** BEGIN Supplied information **

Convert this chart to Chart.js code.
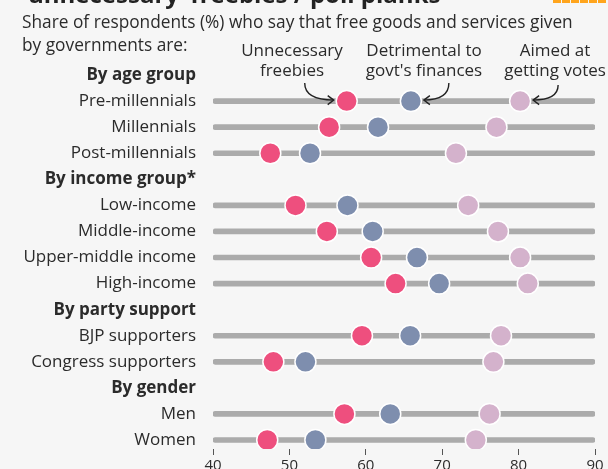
<!DOCTYPE html>
<html>
<head>
<meta charset="utf-8">
<script src="https://cdn.jsdelivr.net/npm/chart.js@4.4.1/dist/chart.umd.min.js"></script>
<style>
  html, body { margin: 0; padding: 0; background: #f6f6f6; }
  #wrap { width: 608px; height: 469px; position: relative; }
</style>
</head>
<body>
<div id="wrap"><canvas id="chart"></canvas></div>
<script>
// rows from top to bottom, group headers included
var rows = [
    'By age group', 'Pre-millennials', 'Millennials', 'Post-millennials',
    'By income group*', 'Low-income', 'Middle-income', 'Upper-middle income', 'High-income',
    'By party support', 'BJP supporters', 'Congress supporters',
    'By gender', 'Men', 'Women'
];
var headers = ['By age group', 'By income group*', 'By party support', 'By gender'];

// share of respondents (%), null on header rows
var freebies    = [null, 57.5, 55.2, 47.5, null, 50.8, 54.9, 60.7, 63.9, null, 59.5, 47.9, null, 57.2, 47.1];
var detrimental = [null, 65.9, 61.6, 52.7, null, 57.6, 60.9, 66.7, 69.6, null, 65.8, 52.1, null, 63.2, 53.4];
var votes       = [null, 80.2, 77.1, 71.8, null, 73.4, 77.3, 80.2, 81.2, null, 77.7, 76.7, null, 76.2, 74.4];

var xTicks = [40, 50, 60, 70, 80, 90];
var seriesNames = [['Unnecessary', 'freebies'], ['Detrimental to', "govt's finances"], ['Aimed at', 'getting votes']];

var FONT = '"Open Sans", "Noto Sans", sans-serif';
var TEXT = '#2b2b2b';

function toPoints(values) {
    return values.map(function(v, i) {
        return v === null ? null : {x: v, y: i};
    }).filter(function(p) { return p; });
}

// gray track for every non-header row
var tracks = rows.map(function(r, i) {
    return headers.indexOf(r) >= 0 ? null : {x: [xTicks[0], xTicks[xTicks.length - 1]], y: i};
}).filter(function(p) { return p; });

function dots(label, values, color) {
    return {
        type: 'scatter',
        label: label,
        data: toPoints(values),
        backgroundColor: color,
        borderColor: '#ffffff',
        pointRadius: 10.5,
        pointHoverRadius: 10.5,
        pointBorderWidth: 1.5,
        pointHoverBorderWidth: 1.5,
        order: 1
    };
}

function arrow(ctx, sx, sy, ex, ey) {
    ctx.beginPath();
    ctx.moveTo(sx, sy);
    ctx.quadraticCurveTo(sx, ey, ex, ey);
    ctx.stroke();
    var dir = ex > sx ? 1 : -1;
    ctx.beginPath();
    ctx.moveTo(ex - dir * 6, ey - 4.5);
    ctx.lineTo(ex, ey);
    ctx.lineTo(ex - dir * 6, ey + 4.5);
    ctx.stroke();
}

var decor = {
    id: 'decor',
    beforeDraw: function(chart) {
        var ctx = chart.ctx;
        ctx.save();
        ctx.fillStyle = '#f6f6f6';
        ctx.fillRect(0, 0, chart.width, chart.height);
        ctx.restore();
    },
    afterDraw: function(chart) {
        var ctx = chart.ctx;
        var xs = chart.scales.x, ys = chart.scales.y;
        ctx.save();
        // title, cut at the top of the picture
        ctx.fillStyle = '#222';
        ctx.font = 'bold 24px ' + FONT;
        ctx.textBaseline = 'alphabetic';
        ctx.textAlign = 'left';
        ctx.fillText('unnecessary\u2019 freebies / poll planks', 28, 3);
        // orange logo strip
        ctx.fillStyle = '#ffa51d';
        for (var k = 0; k < 6; k++) {
            ctx.fillRect(553 + k * 9, 0, 8, 3);
        }
        // subtitle
        ctx.fillStyle = TEXT;
        ctx.font = '17.3px ' + FONT;
        ctx.fillText('Share of respondents (%) who say that free goods and services given', 22, 28);
        ctx.fillText('by governments are:', 22, 51);
        // series names
        ctx.font = '17px ' + FONT;
        ctx.textAlign = 'center';
        var centers = [292, 424, 555];
        seriesNames.forEach(function(n, i) {
            ctx.fillText(n[0], centers[i], 56);
            ctx.fillText(n[1], centers[i], 76);
        });
        // arrows to the first data row
        var yRow = ys.getPixelForValue(1) - 1;
        var pX = xs.getPixelForValue(freebies[1]);
        var bX = xs.getPixelForValue(detrimental[1]);
        var vX = xs.getPixelForValue(votes[1]);
        ctx.strokeStyle = '#222';
        ctx.lineWidth = 1.4;
        arrow(ctx, pX - 42, yRow - 17, pX - 13, yRow);
        arrow(ctx, bX + 38, yRow - 17, bX + 13, yRow);
        arrow(ctx, vX + 38, yRow - 15, vX + 13, yRow);
        ctx.restore();
    }
};

var config = {
    type: 'bar',
    data: {
        datasets: [
            dots('Unnecessary freebies', freebies, '#ee4f7e'),
            dots("Detrimental to govt's finances", detrimental, '#7e8eae'),
            dots('Aimed at getting votes', votes, '#d4b2cc'),
            {
                type: 'bar',
                label: 'track',
                indexAxis: 'y',
                data: tracks,
                backgroundColor: '#ababab',
                barThickness: 5,
                borderRadius: 3,
                borderSkipped: false,
                order: 10
            }
        ]
    },
    options: {
        responsive: true,
        maintainAspectRatio: false,
        animation: false,
        events: [],
        layout: {padding: {top: 62, right: 13, bottom: 0, left: 0}},
        plugins: {legend: {display: false}, tooltip: {enabled: false}},
        scales: {
            x: {
                type: 'linear',
                position: 'bottom',
                offset: false,
                min: xTicks[0],
                max: xTicks[xTicks.length - 1],
                afterBuildTicks: function(scale) {
                    scale.ticks = xTicks.map(function(v) { return {value: v}; });
                },
                afterFit: function(scale) { scale.height = 20; },
                grid: {offset: false, drawOnChartArea: false, drawTicks: true, tickLength: 6, color: '#555', lineWidth: 1},
                border: {display: false},
                ticks: {color: TEXT, font: {family: FONT, size: 15}, padding: 2, maxRotation: 0}
            },
            y: {
                type: 'linear',
                reverse: true,
                offset: false,
                min: -0.5,
                max: 14.345,
                afterBuildTicks: function(scale) {
                    scale.ticks = rows.map(function(r, i) { return {value: i}; });
                },
                afterFit: function(scale) {
                    scale.width = 213;
                    // labels sit inside the plot height, no extra room needed
                    scale.paddingTop = 0;
                    scale.paddingBottom = 0;
                },
                grid: {offset: false, display: false, drawTicks: false},
                border: {display: false},
                ticks: {
                    padding: 17,
                    autoSkip: false,
                    color: TEXT,
                    font: function(c) {
                        var h = c.tick && headers.indexOf(rows[c.tick.value]) >= 0;
                        return {family: FONT, size: 17, weight: h ? 'bold' : 'normal'};
                    },
                    callback: function(v) { return rows[v]; }
                }
            }
        }
    },
    plugins: [decor]
};

new Chart(document.getElementById('chart'), config);
</script>
</body>
</html>
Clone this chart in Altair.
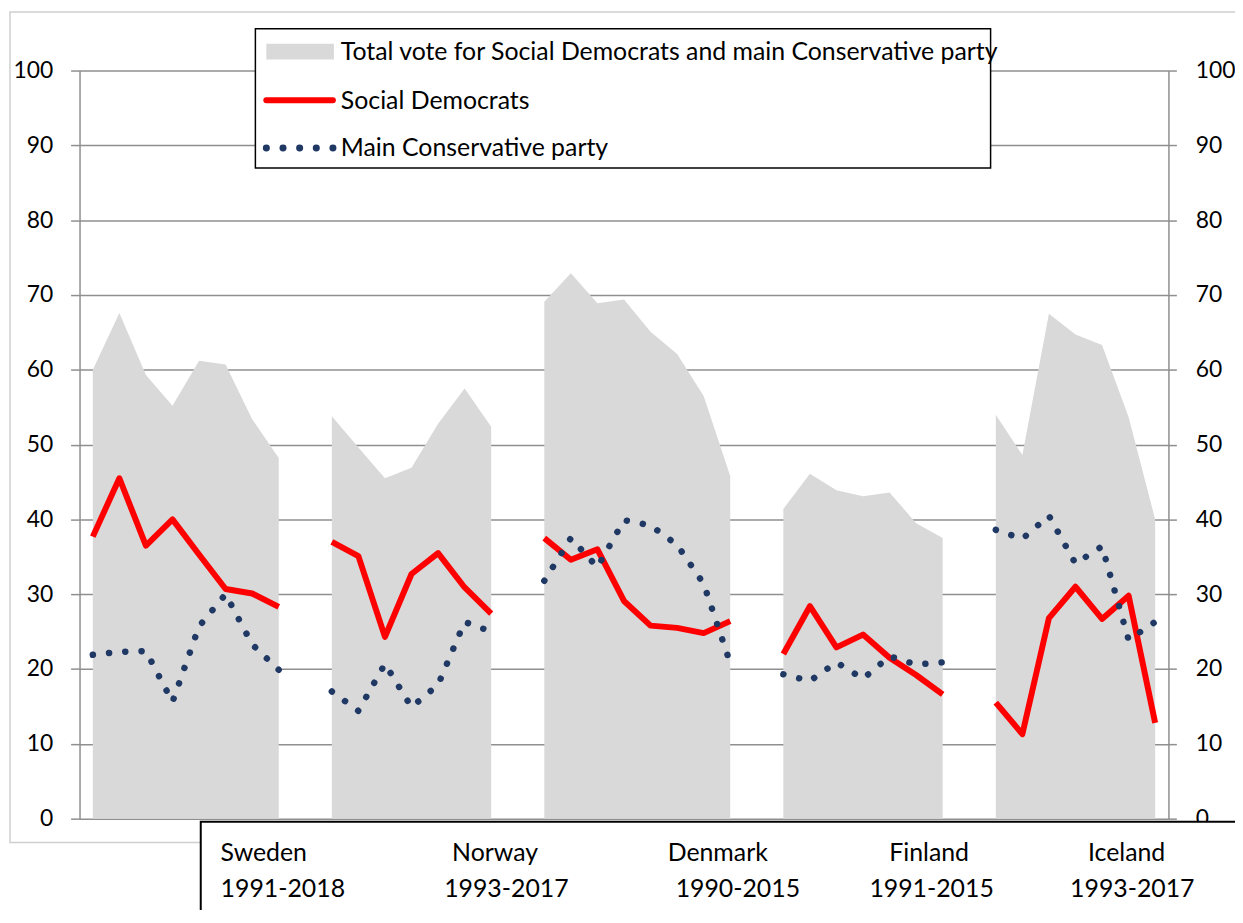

** END Supplied information **

**Short problem**
Without the pictures, transcribe the listing above exactly.

**Complete answer**
Convert this chart to Chart.js code.
<!DOCTYPE html>
<html>
<head>
<meta charset="utf-8">
<script src="https://cdn.jsdelivr.net/npm/chart.js@4.4.1/dist/chart.umd.min.js"></script>
<style>
  html, body { margin: 0; padding: 0; background: #f6f6f6; }
  #wrap { width: 608px; height: 469px; position: relative; }
</style>
</head>
<body>
<div id="wrap"><canvas id="chart"></canvas></div>
<script>
// rows from top to bottom, group headers included
var rows = [
    'By age group', 'Pre-millennials', 'Millennials', 'Post-millennials',
    'By income group*', 'Low-income', 'Middle-income', 'Upper-middle income', 'High-income',
    'By party support', 'BJP supporters', 'Congress supporters',
    'By gender', 'Men', 'Women'
];
var headers = ['By age group', 'By income group*', 'By party support', 'By gender'];

// share of respondents (%), null on header rows
var freebies    = [null, 57.5, 55.2, 47.5, null, 50.8, 54.9, 60.7, 63.9, null, 59.5, 47.9, null, 57.2, 47.1];
var detrimental = [null, 65.9, 61.6, 52.7, null, 57.6, 60.9, 66.7, 69.6, null, 65.8, 52.1, null, 63.2, 53.4];
var votes       = [null, 80.2, 77.1, 71.8, null, 73.4, 77.3, 80.2, 81.2, null, 77.7, 76.7, null, 76.2, 74.4];

var xTicks = [40, 50, 60, 70, 80, 90];
var seriesNames = [['Unnecessary', 'freebies'], ['Detrimental to', "govt's finances"], ['Aimed at', 'getting votes']];

var FONT = '"Open Sans", "Noto Sans", sans-serif';
var TEXT = '#2b2b2b';

function toPoints(values) {
    return values.map(function(v, i) {
        return v === null ? null : {x: v, y: i};
    }).filter(function(p) { return p; });
}

// gray track for every non-header row
var tracks = rows.map(function(r, i) {
    return headers.indexOf(r) >= 0 ? null : {x: [xTicks[0], xTicks[xTicks.length - 1]], y: i};
}).filter(function(p) { return p; });

function dots(label, values, color) {
    return {
        type: 'scatter',
        label: label,
        data: toPoints(values),
        backgroundColor: color,
        borderColor: '#ffffff',
        pointRadius: 10.5,
        pointHoverRadius: 10.5,
        pointBorderWidth: 1.5,
        pointHoverBorderWidth: 1.5,
        order: 1
    };
}

function arrow(ctx, sx, sy, ex, ey) {
    ctx.beginPath();
    ctx.moveTo(sx, sy);
    ctx.quadraticCurveTo(sx, ey, ex, ey);
    ctx.stroke();
    var dir = ex > sx ? 1 : -1;
    ctx.beginPath();
    ctx.moveTo(ex - dir * 6, ey - 4.5);
    ctx.lineTo(ex, ey);
    ctx.lineTo(ex - dir * 6, ey + 4.5);
    ctx.stroke();
}

var decor = {
    id: 'decor',
    beforeDraw: function(chart) {
        var ctx = chart.ctx;
        ctx.save();
        ctx.fillStyle = '#f6f6f6';
        ctx.fillRect(0, 0, chart.width, chart.height);
        ctx.restore();
    },
    afterDraw: function(chart) {
        var ctx = chart.ctx;
        var xs = chart.scales.x, ys = chart.scales.y;
        ctx.save();
        // title, cut at the top of the picture
        ctx.fillStyle = '#222';
        ctx.font = 'bold 24px ' + FONT;
        ctx.textBaseline = 'alphabetic';
        ctx.textAlign = 'left';
        ctx.fillText('unnecessary\u2019 freebies / poll planks', 28, 3);
        // orange logo strip
        ctx.fillStyle = '#ffa51d';
        for (var k = 0; k < 6; k++) {
            ctx.fillRect(553 + k * 9, 0, 8, 3);
        }
        // subtitle
        ctx.fillStyle = TEXT;
        ctx.font = '17.3px ' + FONT;
        ctx.fillText('Share of respondents (%) who say that free goods and services given', 22, 28);
        ctx.fillText('by governments are:', 22, 51);
        // series names
        ctx.font = '17px ' + FONT;
        ctx.textAlign = 'center';
        var centers = [292, 424, 555];
        seriesNames.forEach(function(n, i) {
            ctx.fillText(n[0], centers[i], 56);
            ctx.fillText(n[1], centers[i], 76);
        });
        // arrows to the first data row
        var yRow = ys.getPixelForValue(1) - 1;
        var pX = xs.getPixelForValue(freebies[1]);
        var bX = xs.getPixelForValue(detrimental[1]);
        var vX = xs.getPixelForValue(votes[1]);
        ctx.strokeStyle = '#222';
        ctx.lineWidth = 1.4;
        arrow(ctx, pX - 42, yRow - 17, pX - 13, yRow);
        arrow(ctx, bX + 38, yRow - 17, bX + 13, yRow);
        arrow(ctx, vX + 38, yRow - 15, vX + 13, yRow);
        ctx.restore();
    }
};

var config = {
    type: 'bar',
    data: {
        datasets: [
            dots('Unnecessary freebies', freebies, '#ee4f7e'),
            dots("Detrimental to govt's finances", detrimental, '#7e8eae'),
            dots('Aimed at getting votes', votes, '#d4b2cc'),
            {
                type: 'bar',
                label: 'track',
                indexAxis: 'y',
                data: tracks,
                backgroundColor: '#ababab',
                barThickness: 5,
                borderRadius: 3,
                borderSkipped: false,
                order: 10
            }
        ]
    },
    options: {
        responsive: true,
        maintainAspectRatio: false,
        animation: false,
        events: [],
        layout: {padding: {top: 62, right: 13, bottom: 0, left: 0}},
        plugins: {legend: {display: false}, tooltip: {enabled: false}},
        scales: {
            x: {
                type: 'linear',
                position: 'bottom',
                offset: false,
                min: xTicks[0],
                max: xTicks[xTicks.length - 1],
                afterBuildTicks: function(scale) {
                    scale.ticks = xTicks.map(function(v) { return {value: v}; });
                },
                afterFit: function(scale) { scale.height = 20; },
                grid: {offset: false, drawOnChartArea: false, drawTicks: true, tickLength: 6, color: '#555', lineWidth: 1},
                border: {display: false},
                ticks: {color: TEXT, font: {family: FONT, size: 15}, padding: 2, maxRotation: 0}
            },
            y: {
                type: 'linear',
                reverse: true,
                offset: false,
                min: -0.5,
                max: 14.345,
                afterBuildTicks: function(scale) {
                    scale.ticks = rows.map(function(r, i) { return {value: i}; });
                },
                afterFit: function(scale) {
                    scale.width = 213;
                    // labels sit inside the plot height, no extra room needed
                    scale.paddingTop = 0;
                    scale.paddingBottom = 0;
                },
                grid: {offset: false, display: false, drawTicks: false},
                border: {display: false},
                ticks: {
                    padding: 17,
                    autoSkip: false,
                    color: TEXT,
                    font: function(c) {
                        var h = c.tick && headers.indexOf(rows[c.tick.value]) >= 0;
                        return {family: FONT, size: 17, weight: h ? 'bold' : 'normal'};
                    },
                    callback: function(v) { return rows[v]; }
                }
            }
        }
    },
    plugins: [decor]
};

new Chart(document.getElementById('chart'), config);
</script>
</body>
</html>
Clone this chart in Altair.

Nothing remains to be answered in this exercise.